Suppose that we have $X_1,…,X_n$ iid observations from a Geometric($p$) distribution.
I found that the MLE of p is $\hat{p} = \frac{n}{n+\sum{X_i}}$.
I am trying to find the MLE of $\theta = \frac{p}{1-p}, \hat{\theta}$ and the Fisher Information of a single observation $I_1(\theta)$.
Now, by the functional invariance property of MLE estimators, I found that the MLE of $\hat{\theta}$ is just:
$\hat{\theta}$= $\frac{\hat{p}}{1-\hat{p}}$.
However, I have no idea how to find the Fisher Information $I_1(\theta)$.
I know of two ways of doing this, one is to exploit the asympotic efficiency and the lower bound princple of MLE's. That is, $Var(\hat{\theta})=\frac{1}{nI_1(\theta)}$.
Also, is the parametrization formula
${\mathcal I}_\eta(\eta) = {\mathcal I}_\theta(\theta(\eta)) \left( \frac{{\mathrm d} \theta}{{\mathrm d} \eta} \right)^2$
where ${\mathcal I}_\eta$ and ${\mathcal I}_\theta$ are the Fisher information measures of $η$ and $θ$, respectively.
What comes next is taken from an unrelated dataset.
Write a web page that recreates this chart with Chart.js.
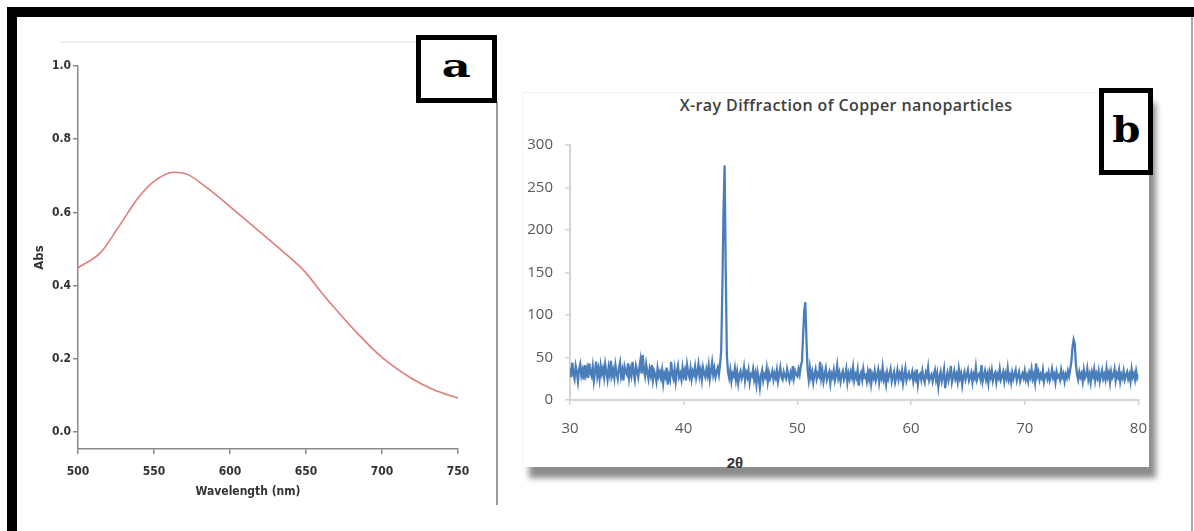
<!DOCTYPE html>
<html><head><meta charset="utf-8">
<script src="https://cdn.jsdelivr.net/npm/chart.js@4"></script>
<style>
html,body{margin:0;padding:0;background:#fff;}
body{width:1194px;height:531px;position:relative;overflow:hidden;}
.abs{position:absolute;}
#topbar{left:7px;top:7px;width:1187px;height:10px;background:#000;}
#leftbar{left:7px;top:7px;width:10px;height:524px;background:#000;}
#rightline{left:1191px;top:17px;width:2px;height:514px;background:#a8a8a8;}
#divider{left:496px;top:102px;width:2px;height:403px;background:#9a9a9a;}
#faintA{left:60px;top:41px;width:358px;height:2px;background:#f0f0f0;}
#panelB{left:522px;top:92px;width:627px;height:375px;background:#fff;box-shadow:7px 11px 6px rgba(0,0,0,0.45);border-top:1px solid #f0f0f0;border-left:1px solid #f5f5f5;box-sizing:border-box;}
.lbox{border:5px solid #000;background:#fff;display:flex;align-items:center;justify-content:center;z-index:5;}
#boxA{left:416px;top:35px;width:71px;height:58px;}
#boxB{left:1099px;top:88px;width:44px;height:77px;}
.letter{font-family:'DejaVu Serif',serif;font-weight:bold;color:#000;display:inline-block;}
#letA{font-size:32px;transform:scaleX(1.4);margin-top:-6px;}
#letB{font-size:35px;transform:scaleX(1.15);margin-top:-4px;}
#wrapA{left:20px;top:40px;width:470px;height:470px;}
#wrapB{left:510px;top:92px;width:652px;height:375px;z-index:2;}
#xtitleA{left:148px;top:484px;width:200px;text-align:center;font-family:'Liberation Sans Narrow','Arial Narrow','DejaVu Sans Condensed',sans-serif;font-weight:bold;font-size:12px;color:#333;}
#xtitleB{left:700px;top:454px;width:70px;text-align:center;font-family:'Liberation Sans',sans-serif;font-weight:bold;font-size:15px;color:#333;}
#titleB{left:646px;top:94px;width:400px;text-align:center;font-family:'Open Sans',sans-serif;font-weight:600;font-size:16px;letter-spacing:0.4px;color:#404040;white-space:nowrap;}
</style>
</head><body>
<div id="topbar" class="abs"></div>
<div id="leftbar" class="abs"></div>
<div id="rightline" class="abs"></div>
<div id="faintA" class="abs"></div>
<div id="divider" class="abs"></div>
<div id="panelB" class="abs"></div>
<div id="wrapA" class="abs"><canvas id="chartA" width="470" height="470"></canvas></div>
<div id="wrapB" class="abs"><canvas id="chartB" width="652" height="375"></canvas></div>
<div id="boxA" class="abs lbox"><span id="letA" class="letter">a</span></div>
<div id="boxB" class="abs lbox"><span id="letB" class="letter">b</span></div>
<div id="xtitleA" class="abs">Wavelength (nm)</div>
<div id="xtitleB" class="abs">2θ</div>
<div id="titleB" class="abs">X-ray Diffraction of Copper nanoparticles</div>
<script>
// ---- Panel a: UV-Vis absorbance ----
const wavelengths = [500,515,526,540,550,563,572,585,600,616,633,650,657,668,682,700,719,734,750];
const absorbance  = [0.449,0.491,0.556,0.642,0.685,0.710,0.704,0.667,0.616,0.560,0.500,0.435,0.398,0.343,0.278,0.204,0.148,0.116,0.093];
const absTicks = [0,0.2,0.4,0.6,0.8,1.0];
const wlTicks = [500,550,600,650,700,750];

// ---- Panel b: XRD pattern (2θ from 30 to 80, step 0.1) ----
const twoThetaStart = 30;
const twoThetaStep = 0.1;
const intensity = [
38,27,44,31,25,40,33,22,36,42,
29,35,24,41,30,37,26,43,32,28,
39,23,34,45,28,36,25,40,31,37,
27,42,33,24,38,30,46,29,35,26,
41,32,25,37,44,28,35,23,39,33,
30,43,26,36,29,45,32,24,40,34,
27,38,47,31,53,35,28,42,33,25,
36,29,41,24,34,30,22,37,28,33,
26,35,20,31,27,38,18,29,24,45,
30,25,36,22,33,40,27,31,24,38,
29,35,23,41,32,27,37,25,34,30,
39,26,33,42,28,35,24,38,31,27,
36,29,40,25,34,44,30,37,27,33,
38,30,42,58,130,220,276,150,52,33,
26,35,22,31,28,37,24,33,20,30,
34,25,29,38,23,32,27,35,21,30,
28,36,24,31,19,33,26,15,29,35,
23,30,27,37,22,32,25,29,34,24,
31,26,35,22,30,38,27,24,33,28,
25,36,29,23,32,27,40,26,34,30,
28,36,30,40,45,75,105,115,70,35,
24,38,27,33,21,30,36,25,31,28,
45,26,34,22,30,37,24,29,33,20,
31,27,35,23,29,40,26,32,22,30,
34,24,28,36,21,31,25,33,27,38,
23,30,26,35,17,28,32,24,36,27,
29,22,33,25,37,20,30,26,34,23,
28,35,21,31,26,38,24,29,19,32,
25,30,36,22,28,33,21,27,35,24,
31,26,34,20,29,37,23,28,32,25,
27,33,22,30,25,36,19,29,31,24,
34,26,21,32,28,38,23,27,30,22,
29,35,24,31,16,27,33,22,28,36,
14,26,32,23,29,40,21,27,34,25,
30,22,36,26,31,18,28,33,24,29,
35,23,27,32,21,30,26,38,24,29,
31,25,41,22,28,34,24,30,20,33,
27,35,23,29,32,21,30,26,36,24,
28,33,22,31,26,37,24,29,21,32,
25,30,35,23,28,33,22,27,31,26,
34,24,29,22,32,27,36,25,30,21,
43,28,33,24,30,26,35,22,29,31,
25,32,23,28,36,26,30,21,33,27,
29,24,35,27,31,22,30,26,34,28,
36,45,62,71,66,42,30,24,33,27,
31,22,35,26,29,37,24,30,21,33,
28,36,23,31,26,34,22,29,35,25,
30,24,37,27,32,21,33,26,29,36,
23,31,27,35,22,30,26,34,24,29,
33,25,30,22,36,27,31,24,34,26,
30
];
const xrdTicksY = [0,50,100,150,200,250,300];
const xrdTicksX = [30,40,50,60,70,80];

const narrow = "'Liberation Sans Narrow','Arial Narrow','DejaVu Sans Condensed',sans-serif";

new Chart(document.getElementById('chartA'), {
  type: 'line',
  data: {
    datasets: [{
      data: wavelengths.map((w,i)=>({x:w, y:absorbance[i]})),
      borderColor: '#e07c7c',
      borderWidth: 1.6,
      pointRadius: 0,
      cubicInterpolationMode: 'monotone',
      fill: false
    }]
  },
  options: {
    responsive: false,
    animation: false,
    layout: {padding: {left: 0, top: 26, right: 32, bottom: 0}},
    plugins: {legend: {display: false}, tooltip: {enabled: false}},
    scales: {
      x: {
        type: 'linear', min: 500, max: 750,
        afterFit: s => { s.height = 61; },
        afterBuildTicks: s => { s.ticks = wlTicks.map(v=>({value:v})); },
        grid: {drawOnChartArea: false, tickLength: 5, color: '#8a8a8a', lineWidth: 1.5},
        border: {color: '#8a8a8a', width: 1.5},
        ticks: {color: '#333', padding: 11, font: {family: narrow, weight: 'bold', size: 12}, maxRotation: 0}
      },
      y: {
        type: 'linear', min: -0.046, max: 1.0,
        afterFit: s => { s.width = 58; },
        afterBuildTicks: s => { s.ticks = absTicks.map(v=>({value:v})); },
        grid: {drawOnChartArea: false, tickLength: 5, color: '#8a8a8a', lineWidth: 1.5},
        border: {color: '#8a8a8a', width: 1.5},
        ticks: {color: '#333', padding: 2, font: {family: narrow, weight: 'bold', size: 12}, callback: v => v.toFixed(1)},
        title: {display: true, text: 'Abs', color: '#333', font: {family: narrow, weight: 'bold', size: 13}, padding: {top: 12, bottom: 0}}
      }
    }
  }
});

new Chart(document.getElementById('chartB'), {
  type: 'line',
  data: {
    datasets: [{
      data: intensity.map((v,i)=>({x: +(twoThetaStart + i*twoThetaStep).toFixed(1), y: v})),
      borderColor: '#4a7ebb',
      borderWidth: 2.3,
      pointRadius: 0,
      tension: 0,
      fill: false
    }]
  },
  options: {
    responsive: false,
    animation: false,
    layout: {padding: {left: 0, top: 53, right: 1, bottom: 0}},
    plugins: {legend: {display: false}, tooltip: {enabled: false}},
    scales: {
      x: {
        type: 'linear', min: 30, max: 80,
        afterFit: s => { s.height = 67; },
        afterBuildTicks: s => { s.ticks = xrdTicksX.map(v=>({value:v})); },
        ticks: {color: '#595959', padding: 15, font: {family: "'Open Sans',sans-serif", size: 15}, maxRotation: 0},
        grid: {drawOnChartArea: false, tickLength: 5, color: '#d4d4d4', lineWidth: 1.5},
        border: {color: '#d4d4d4', width: 2}
      },
      y: {
        type: 'linear', min: 0, max: 300,
        afterFit: s => { s.width = 60; },
        afterBuildTicks: s => { s.ticks = xrdTicksY.map(v=>({value:v})); },
        ticks: {color: '#595959', padding: 12, font: {family: "'Open Sans',sans-serif", size: 15}},
        grid: {drawOnChartArea: false, tickLength: 5, color: '#d4d4d4', lineWidth: 1.5},
        border: {color: '#d4d4d4', width: 2}
      }
    }
  }
});
</script>
</body></html>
Is there another easier way to do this? I have no idea how to find the variance above. Thank you!
Best Answer
I used the second method you suggested with the parametrization formula:
Since we know the Fisher information of $p$ is $$I(p)=-E\left[\displaystyle\frac{d^2\log L(p)}{dp^2}\right]=\frac{n}{p^2}-\frac{1}{(1-p)^2}\sum_{i=1}^n EX_i=\frac{n(1-p)^2-np^3}{p^2(1-p)^2}$$ and we can find the Jacobian by:
$$p(\theta)=\frac{\theta}{1+\theta}$$ so $$\displaystyle\frac{dp (\theta)}{d\theta}=\frac{1}{(1+\theta)^2}$$
Then
$$I_n(\theta)=J(\theta)^2I_n(p(\theta))=\frac{1}{(1+\theta)^4}\left(\frac{n(1+\theta)^2}{\theta^2}-n\theta(1+\theta)\right)$$ by plugging in $\frac{\theta}{1+\theta}$ for $p$ in $I_n(p)$.
Note we can only use this parametrization when the function $\theta(p)$ is 1-1.